Shrimp and leek pad Thai

Ingredients
  • 1 pack of 200 g of medium rice noodles
  • 10 shrimps, peeled and deveined
  • 2 garlic cloves
  • 1 small leek
  • 75 ml (1/3 cup) of snow peas
  • 1/2 red bell pepper

For the sauce:

  • 180 ml (3/4 cup) of chicken broth
  • 45 ml (3 tablespoons) of Hoisin sauce
  • 30 ml (2 tablespoons) of fish sauce
  • 30 ml (2 tablespoons) of lime juice
  • 30 ml (2 tablespoons) of soya sauce
  • 5 ml (1 teaspoon) of hot sauce such as Sriracha sauce or of your choice
  • 30 ml (2 tablespoons) of brown sugar

For the garnishing:

  • 60 ml (1/4 cup) of cashew nuts, crushed
  • 2 lime wedges
  • 125 ml (1/2 cup) of soybean sprouts
  • Cilantro, to taste
  • Salt and pepper, to taste
Preparation
Side-by-side mode
  • Soak the rice noodles 1 to 2 hours in advance.
  • Mince the garlic. Cut the leek in halves and mince it lengthwise. Cut the red bell pepper into julienne strips. Reserve the vegetables.
  • In a bowl, mix all the ingredients for the sauce.
  • In a deep pan or a wok, sauté de shrimps in vegetable oil for 2 to 3 minutes.
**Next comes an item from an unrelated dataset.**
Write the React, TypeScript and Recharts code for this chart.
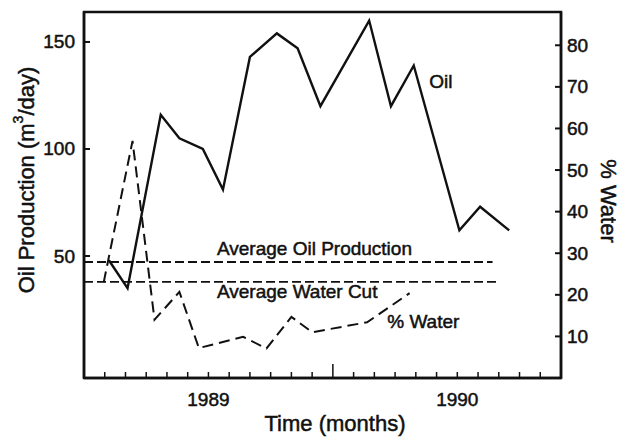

Reserve.
  • Add vegetables to the deep pan or wok and sauté the vegetables for 2 to 3 minutes.
  • Drain the rice noodles and add them to the vegetables. Pour the sauce over.
  • Continue cooking for about 2 to 3 minutes. Add the shrimps and adjust the seasoning if needed.
  • Serve with soybean sprouts, lime, cilantro, and cashew nuts.